Data segment:
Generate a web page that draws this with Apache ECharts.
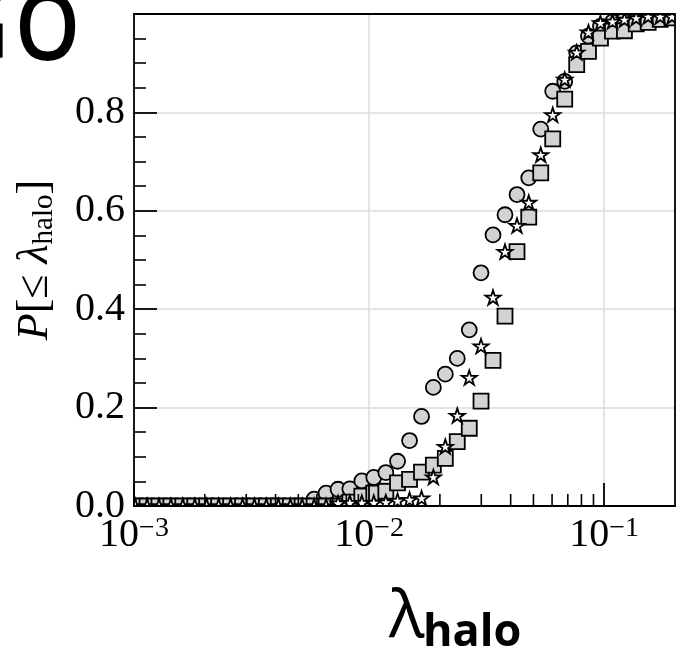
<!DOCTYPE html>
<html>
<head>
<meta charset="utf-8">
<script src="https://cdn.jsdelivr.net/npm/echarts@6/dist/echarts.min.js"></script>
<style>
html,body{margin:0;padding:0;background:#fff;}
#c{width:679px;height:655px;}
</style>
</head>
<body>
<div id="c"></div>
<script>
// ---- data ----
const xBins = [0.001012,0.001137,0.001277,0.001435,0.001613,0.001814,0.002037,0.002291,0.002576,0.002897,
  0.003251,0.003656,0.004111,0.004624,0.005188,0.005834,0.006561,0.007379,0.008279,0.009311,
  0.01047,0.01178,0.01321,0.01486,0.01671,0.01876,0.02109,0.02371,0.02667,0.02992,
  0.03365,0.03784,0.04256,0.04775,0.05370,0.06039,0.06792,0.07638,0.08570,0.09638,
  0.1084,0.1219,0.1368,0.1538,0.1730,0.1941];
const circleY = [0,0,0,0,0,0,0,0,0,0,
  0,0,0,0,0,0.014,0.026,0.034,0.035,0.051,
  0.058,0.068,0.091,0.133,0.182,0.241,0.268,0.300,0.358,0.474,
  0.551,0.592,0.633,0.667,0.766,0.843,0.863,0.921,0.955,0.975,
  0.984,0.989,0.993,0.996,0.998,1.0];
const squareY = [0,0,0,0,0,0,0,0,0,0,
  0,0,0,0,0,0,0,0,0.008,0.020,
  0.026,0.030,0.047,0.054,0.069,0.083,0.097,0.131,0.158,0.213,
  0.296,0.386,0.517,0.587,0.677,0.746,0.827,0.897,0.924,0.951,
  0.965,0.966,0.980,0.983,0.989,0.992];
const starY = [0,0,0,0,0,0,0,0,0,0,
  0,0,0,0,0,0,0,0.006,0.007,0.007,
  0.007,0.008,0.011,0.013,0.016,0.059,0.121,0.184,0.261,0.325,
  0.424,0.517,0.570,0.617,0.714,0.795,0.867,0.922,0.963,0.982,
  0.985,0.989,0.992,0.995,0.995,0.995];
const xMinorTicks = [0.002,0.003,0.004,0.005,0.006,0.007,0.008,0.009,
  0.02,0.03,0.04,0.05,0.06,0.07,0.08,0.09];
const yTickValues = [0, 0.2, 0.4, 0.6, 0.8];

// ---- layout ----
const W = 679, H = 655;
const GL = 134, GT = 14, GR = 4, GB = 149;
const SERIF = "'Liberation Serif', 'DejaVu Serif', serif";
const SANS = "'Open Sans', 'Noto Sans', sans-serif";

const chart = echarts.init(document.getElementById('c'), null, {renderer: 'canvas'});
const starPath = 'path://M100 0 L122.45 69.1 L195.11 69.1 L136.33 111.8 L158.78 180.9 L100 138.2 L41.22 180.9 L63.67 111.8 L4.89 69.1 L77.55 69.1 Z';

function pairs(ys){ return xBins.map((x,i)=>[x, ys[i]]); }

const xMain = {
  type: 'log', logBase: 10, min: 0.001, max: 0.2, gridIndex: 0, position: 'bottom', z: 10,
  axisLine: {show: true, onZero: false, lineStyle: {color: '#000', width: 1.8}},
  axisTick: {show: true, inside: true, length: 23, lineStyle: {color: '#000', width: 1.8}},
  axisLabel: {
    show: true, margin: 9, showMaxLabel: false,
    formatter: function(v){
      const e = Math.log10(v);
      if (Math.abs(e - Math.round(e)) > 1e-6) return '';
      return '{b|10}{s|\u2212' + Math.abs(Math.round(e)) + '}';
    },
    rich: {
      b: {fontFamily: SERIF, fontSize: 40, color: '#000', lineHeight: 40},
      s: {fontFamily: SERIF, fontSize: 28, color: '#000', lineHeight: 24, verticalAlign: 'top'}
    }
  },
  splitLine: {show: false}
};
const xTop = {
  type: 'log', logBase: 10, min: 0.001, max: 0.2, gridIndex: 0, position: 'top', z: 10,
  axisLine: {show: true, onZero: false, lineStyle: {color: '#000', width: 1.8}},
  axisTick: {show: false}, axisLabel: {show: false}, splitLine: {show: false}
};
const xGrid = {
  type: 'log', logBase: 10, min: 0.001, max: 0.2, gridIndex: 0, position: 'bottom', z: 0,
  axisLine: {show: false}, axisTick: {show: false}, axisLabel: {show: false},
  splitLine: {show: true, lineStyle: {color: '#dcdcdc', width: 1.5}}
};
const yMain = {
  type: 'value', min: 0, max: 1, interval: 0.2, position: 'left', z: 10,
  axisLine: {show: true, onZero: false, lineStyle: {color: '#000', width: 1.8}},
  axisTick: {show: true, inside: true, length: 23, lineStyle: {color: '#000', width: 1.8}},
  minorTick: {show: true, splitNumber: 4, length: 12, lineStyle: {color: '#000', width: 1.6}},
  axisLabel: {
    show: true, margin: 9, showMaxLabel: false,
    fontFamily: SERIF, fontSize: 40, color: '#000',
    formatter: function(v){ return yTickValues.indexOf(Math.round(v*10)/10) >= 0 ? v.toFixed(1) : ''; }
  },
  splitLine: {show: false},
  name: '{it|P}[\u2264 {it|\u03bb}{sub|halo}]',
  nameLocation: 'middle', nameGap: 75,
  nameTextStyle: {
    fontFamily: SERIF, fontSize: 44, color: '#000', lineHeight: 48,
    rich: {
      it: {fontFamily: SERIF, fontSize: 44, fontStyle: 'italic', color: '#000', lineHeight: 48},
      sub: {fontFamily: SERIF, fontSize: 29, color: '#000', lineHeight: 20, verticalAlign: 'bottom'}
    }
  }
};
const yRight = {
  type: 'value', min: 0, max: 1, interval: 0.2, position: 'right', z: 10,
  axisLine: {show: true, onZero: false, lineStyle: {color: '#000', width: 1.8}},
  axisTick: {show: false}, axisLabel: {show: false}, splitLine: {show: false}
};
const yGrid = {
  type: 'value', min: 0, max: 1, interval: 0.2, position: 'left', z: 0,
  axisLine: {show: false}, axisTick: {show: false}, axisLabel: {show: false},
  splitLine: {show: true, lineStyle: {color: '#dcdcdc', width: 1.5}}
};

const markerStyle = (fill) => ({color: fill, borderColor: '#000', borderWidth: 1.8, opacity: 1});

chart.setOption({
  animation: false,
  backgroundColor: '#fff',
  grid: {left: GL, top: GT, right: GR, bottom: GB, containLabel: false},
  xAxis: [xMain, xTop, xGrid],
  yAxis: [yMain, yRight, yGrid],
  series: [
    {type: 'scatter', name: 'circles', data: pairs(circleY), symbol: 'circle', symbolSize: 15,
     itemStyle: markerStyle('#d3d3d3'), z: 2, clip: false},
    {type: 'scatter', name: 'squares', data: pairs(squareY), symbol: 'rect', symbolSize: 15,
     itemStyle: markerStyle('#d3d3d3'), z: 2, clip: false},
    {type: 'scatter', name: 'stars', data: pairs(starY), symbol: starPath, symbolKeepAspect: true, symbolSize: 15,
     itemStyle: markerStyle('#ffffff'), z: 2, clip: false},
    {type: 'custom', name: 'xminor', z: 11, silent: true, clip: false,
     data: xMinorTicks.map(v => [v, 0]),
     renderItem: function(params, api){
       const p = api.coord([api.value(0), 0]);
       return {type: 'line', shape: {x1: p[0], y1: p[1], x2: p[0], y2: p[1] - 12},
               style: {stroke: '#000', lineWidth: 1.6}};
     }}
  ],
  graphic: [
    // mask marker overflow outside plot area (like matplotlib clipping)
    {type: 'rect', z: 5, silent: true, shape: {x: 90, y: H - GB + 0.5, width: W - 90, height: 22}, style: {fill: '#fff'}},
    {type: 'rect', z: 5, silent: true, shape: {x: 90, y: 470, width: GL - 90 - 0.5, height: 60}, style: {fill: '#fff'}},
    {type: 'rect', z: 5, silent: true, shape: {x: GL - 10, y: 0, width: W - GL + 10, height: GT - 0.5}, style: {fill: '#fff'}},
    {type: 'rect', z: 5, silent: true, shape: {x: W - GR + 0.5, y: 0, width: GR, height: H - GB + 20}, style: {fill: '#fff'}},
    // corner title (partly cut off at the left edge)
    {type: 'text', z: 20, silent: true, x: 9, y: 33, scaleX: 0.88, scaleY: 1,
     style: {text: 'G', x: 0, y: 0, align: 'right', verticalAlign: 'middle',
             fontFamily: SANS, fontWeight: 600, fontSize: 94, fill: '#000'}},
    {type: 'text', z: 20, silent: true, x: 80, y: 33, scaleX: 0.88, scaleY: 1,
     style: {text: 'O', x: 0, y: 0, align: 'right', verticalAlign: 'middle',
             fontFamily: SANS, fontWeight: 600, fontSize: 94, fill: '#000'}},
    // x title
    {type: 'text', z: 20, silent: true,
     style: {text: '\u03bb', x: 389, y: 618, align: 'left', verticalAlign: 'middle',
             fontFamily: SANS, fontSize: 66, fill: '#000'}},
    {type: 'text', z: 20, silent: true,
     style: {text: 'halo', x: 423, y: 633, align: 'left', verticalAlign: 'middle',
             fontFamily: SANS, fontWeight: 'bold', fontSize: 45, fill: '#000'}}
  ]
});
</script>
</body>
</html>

Task: Leave out the pictures and restate, word for word, the lines from the top of the data through the line containing "return xBins.map((x,i)=>[x, ys[i]]);", both included.

Output for this exercise:
Generate a web page that draws this with Apache ECharts.
<!DOCTYPE html>
<html>
<head>
<meta charset="utf-8">
<script src="https://cdn.jsdelivr.net/npm/echarts@6/dist/echarts.min.js"></script>
<style>
html,body{margin:0;padding:0;background:#fff;}
#c{width:679px;height:655px;}
</style>
</head>
<body>
<div id="c"></div>
<script>
// ---- data ----
const xBins = [0.001012,0.001137,0.001277,0.001435,0.001613,0.001814,0.002037,0.002291,0.002576,0.002897,
  0.003251,0.003656,0.004111,0.004624,0.005188,0.005834,0.006561,0.007379,0.008279,0.009311,
  0.01047,0.01178,0.01321,0.01486,0.01671,0.01876,0.02109,0.02371,0.02667,0.02992,
  0.03365,0.03784,0.04256,0.04775,0.05370,0.06039,0.06792,0.07638,0.08570,0.09638,
  0.1084,0.1219,0.1368,0.1538,0.1730,0.1941];
const circleY = [0,0,0,0,0,0,0,0,0,0,
  0,0,0,0,0,0.014,0.026,0.034,0.035,0.051,
  0.058,0.068,0.091,0.133,0.182,0.241,0.268,0.300,0.358,0.474,
  0.551,0.592,0.633,0.667,0.766,0.843,0.863,0.921,0.955,0.975,
  0.984,0.989,0.993,0.996,0.998,1.0];
const squareY = [0,0,0,0,0,0,0,0,0,0,
  0,0,0,0,0,0,0,0,0.008,0.020,
  0.026,0.030,0.047,0.054,0.069,0.083,0.097,0.131,0.158,0.213,
  0.296,0.386,0.517,0.587,0.677,0.746,0.827,0.897,0.924,0.951,
  0.965,0.966,0.980,0.983,0.989,0.992];
const starY = [0,0,0,0,0,0,0,0,0,0,
  0,0,0,0,0,0,0,0.006,0.007,0.007,
  0.007,0.008,0.011,0.013,0.016,0.059,0.121,0.184,0.261,0.325,
  0.424,0.517,0.570,0.617,0.714,0.795,0.867,0.922,0.963,0.982,
  0.985,0.989,0.992,0.995,0.995,0.995];
const xMinorTicks = [0.002,0.003,0.004,0.005,0.006,0.007,0.008,0.009,
  0.02,0.03,0.04,0.05,0.06,0.07,0.08,0.09];
const yTickValues = [0, 0.2, 0.4, 0.6, 0.8];

// ---- layout ----
const W = 679, H = 655;
const GL = 134, GT = 14, GR = 4, GB = 149;
const SERIF = "'Liberation Serif', 'DejaVu Serif', serif";
const SANS = "'Open Sans', 'Noto Sans', sans-serif";

const chart = echarts.init(document.getElementById('c'), null, {renderer: 'canvas'});
const starPath = 'path://M100 0 L122.45 69.1 L195.11 69.1 L136.33 111.8 L158.78 180.9 L100 138.2 L41.22 180.9 L63.67 111.8 L4.89 69.1 L77.55 69.1 Z';

function pairs(ys){ return xBins.map((x,i)=>[x, ys[i]]); }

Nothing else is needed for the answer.